Mediterraneo allargato e strategia indo-pacifica: appunti per un dibattito

(di Filippo del Monte)
28/10/24

L’analista neorealista Robert D. Kaplan scrisse nel 2010 che l’Oceano Indiano sarebbe tornato ad essere nel XXI Secolo “the global maritime system’s center of gravity”, anche perché è in Asia il fulcro della connettività competitiva, dunque dello sviluppo delle nuove conflittualità egemoniche su scala globale. La “centralità della periferia” geopolitica è, dunque, una sorta di rivincita della Rimland sulla mackinderiana Heartland (nonostante i sostenitori della primazia del problema di sicurezza costituito dalla Russia in Europa la pensino diversamente).

Naturale che, in un quadro di costruzione della strategia nazionale per l’Indo-Pacifico, una nazione marittima (se non per “cultura”, almeno per “geografia”) come l’Italia, ancorata alle grandi catene del valore globale, debba ripensare la propria postura internazionale ragionando per “grandi spazi”.

Il concetto di “Mediterraneo allargato” al livello politico-strategico e quello di operazioni multidominio al livello strategico-militare – che comporta anche specifiche scelte sul procurement della Difesa e sulle idee di impiego dello strumento militare interforze – rispondono proprio all’esigenza di rivalutare lo spazio nel quale Roma potrebbe agire perché è costretta ad agirvi dall’evoluzione dello scenario internazionale.

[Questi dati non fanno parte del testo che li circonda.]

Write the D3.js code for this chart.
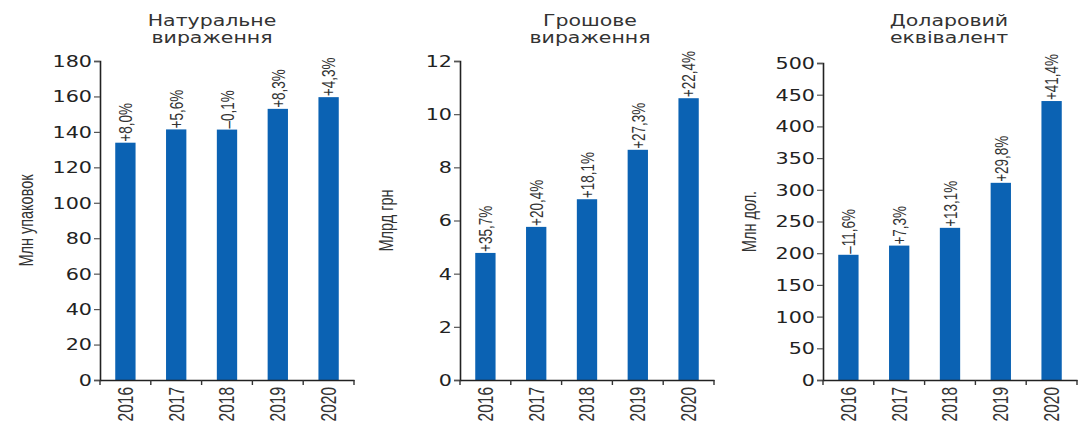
<!DOCTYPE html>
<html>
<head>
<meta charset="utf-8">
<script src="https://cdn.jsdelivr.net/npm/d3@7"></script>
<style>
  body { margin: 0; background: #fff; }
  svg { display: block; }
  .tick line { stroke: #555; }
  .domain { stroke: #222; }
</style>
</head>
<body>
<svg id="chart" width="1079" height="425"></svg>
<script>
// Years shared by all three panels
const years = ["2016", "2017", "2018", "2019", "2020"];

// Natural units, mln packs
const packsValues = [133.9, 141.4, 141.3, 153.0, 159.6];
const packsGrowth = ["+8,0%", "+5,6%", "–0,1%", "+8,3%", "+4,3%"];

// Money terms, bn UAH
const uahValues = [4.78, 5.76, 6.80, 8.66, 10.6];
const uahGrowth = ["+35,7%", "+20,4%", "+18,1%", "+27,3%", "+22,4%"];

// Dollar equivalent, mln USD
const usdValues = [197.5, 212.0, 240.0, 311.0, 440.0];
const usdGrowth = ["–11,6%", "+7,3%", "+13,1%", "+29,8%", "+41,4%"];

const panelTitles = [["Натуральне", "вираження"], ["Грошове", "вираження"], ["Доларовий", "еквівалент"]];
const axisTitles = ["Млн упаковок", "Млрд грн", "Млн дол."];
const axisMax = [180, 12, 500];
const axisStep = [20, 2, 50];

// Horizontal stretch applied to all lettering
const SX = 1.38;
const BAR = "#0b62b3";

const panels = [
  { values: packsValues, growth: packsGrowth, left: 100, top: 61, titleX: 112 },
  { values: uahValues,   growth: uahGrowth,   left: 460, top: 61, titleX: 130 },
  { values: usdValues,   growth: usdGrowth,   left: 823, top: 63, titleX: 126 }
];
const plotW = 254, bottom = 380;

const svg = d3.select("#chart");

panels.forEach((p, i) => {
  const g = svg.append("g");

  const x = d3.scaleBand()
    .domain(years)
    .range([p.left, p.left + plotW])
    .paddingInner(0.6)
    .paddingOuter(0.3);

  const y = d3.scaleLinear()
    .domain([0, axisMax[i]])
    .range([bottom, p.top]);

  // Bars
  g.selectAll("rect.bar")
    .data(years)
    .join("rect")
    .attr("class", "bar")
    .attr("x", d => x(d))
    .attr("width", x.bandwidth())
    .attr("y", (d, k) => y(p.values[k]))
    .attr("height", (d, k) => bottom - y(p.values[k]))
    .attr("fill", BAR);

  // Y axis
  const yAxis = g.append("g")
    .attr("transform", `translate(${p.left},0)`)
    .call(d3.axisLeft(y).tickValues(d3.range(0, axisMax[i] + axisStep[i] / 2, axisStep[i])).tickSize(6).tickSizeOuter(6));
  yAxis.select(".domain").attr("stroke-width", 1.6);
  yAxis.selectAll(".tick line").attr("stroke-width", 1.2);
  yAxis.selectAll(".tick text")
    .attr("x", null).attr("dy", "0.36em")
    .attr("transform", `translate(-8,0) scale(${SX},1)`)
    .attr("text-anchor", "end")
    .attr("font-family", "DejaVu Sans")
    .attr("font-size", 15)
    .attr("fill", "#222");

  // X axis with band boundary ticks
  const xAxis = g.append("g")
    .attr("transform", `translate(0,${bottom})`)
    .call(d3.axisBottom(x).tickSize(0).tickSizeOuter(0));
  xAxis.select(".domain").attr("stroke-width", 1.6);
  xAxis.selectAll(".tick text")
    .attr("y", null).attr("dy", "0.35em")
    .attr("transform", `translate(0,7) scale(${SX},1) rotate(-90)`)
    .attr("text-anchor", "end")
    .attr("font-family", "Liberation Sans")
    .attr("font-size", 15.5)
    .attr("fill", "#333");
  g.selectAll("line.bound")
    .data(d3.range(years.length + 1))
    .join("line")
    .attr("class", "bound")
    .attr("x1", k => p.left + k * x.step())
    .attr("x2", k => p.left + k * x.step())
    .attr("y1", bottom)
    .attr("y2", bottom + 5)
    .attr("stroke", "#333")
    .attr("stroke-width", 1.4);

  // Growth labels above bars
  g.selectAll("text.val")
    .data(years)
    .join("text")
    .attr("class", "val")
    .attr("transform", (d, k) => `translate(${x(d) + x.bandwidth() / 2},${y(p.values[k]) - 1}) scale(${SX},1) rotate(-90)`)
    .attr("dy", "0.36em")
    .attr("text-anchor", "start")
    .attr("font-family", "Liberation Sans")
    .attr("font-size", 13.5)
    .attr("fill", "#333")
    .text((d, k) => p.growth[k]);

  // Axis title
  g.append("text")
    .attr("transform", `translate(${p.left - 74},${(bottom + p.top) / 2}) scale(${SX},1) rotate(-90)`)
    .attr("dy", "0.35em")
    .attr("text-anchor", "middle")
    .attr("font-family", "Liberation Sans")
    .attr("font-size", 14.5)
    .attr("fill", "#333")
    .text(axisTitles[i]);

  // Panel title
  panelTitles[i].forEach((line, j) => {
    g.append("text")
      .attr("transform", `translate(${p.left + p.titleX},${26 + j * 17}) scale(${SX - 0.1},1)`)
      .attr("text-anchor", "middle")
      .attr("font-family", "DejaVu Sans")
      .attr("font-size", 16)
      .attr("fill", "#333")
      .text(line);
  });
});
</script>
</body>
</html>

L’idea di “Mediterraneo allargato”, che è fortemente radicata nella teoria geopolitica nazionale, ha recuperato alcune vecchie elaborazioni che avevano come obiettivo quello di ampliare gli orizzonti di uno Stato marittimo “posizionato regionalmente e limitatamente ad un certo segmento del Rimland” ad una portata globale, con il Mediterraneo come “area fulcro” – contributo di marca rigidamente continentalista – dalla quale partire per proiettarsi verso gli oceani Indiano e Pacifico.

Tuttavia, fintanto che l’Italia aveva dovuto confrontarsi in posizione revisionista ma subordinata con potenze come l’Impero britannico e la Francia, il Mediterraneo è stato considerato – al netto delle riflessioni dei nazionalisti, dei liberal-nazionali e dei geopolitici fascisti – l’unica regione nella quale tentare di costruire un’area di influenza italiana. Una tesi “limitazionista” che ha trovato la sua espressione operativa nei progetti “euroafricani” (cartograficamente rappresentati perpendicolare Jutland-Tripoli del geografo triestino Ernesto Massi), dei quali l’attuale “Piano Mattei” ha recuperato l’impianto teorico-concettuale di base. Non a caso, stanno emergendo tendenze opposte tra i sostenitori di una “politica africana” dell’Italia, basata sul “Piano Mattei”, e quelli della presenza attiva di Roma sulla “Via del Cotone” indo-araba, fino al Mar Cinese Meridionale attraverso una opera capillare di diplomazia navale-industriale.

La “globalizzazione competitiva” ha obbligato l’Italia a estendere il suo orizzonte strategico e commerciale oltre il Mediterraneo geografico, agganciando questa esigenza ad un impianto securitario di marca “conservatrice-assertiva” legata alla Grand Strategy statunitense-occidentale.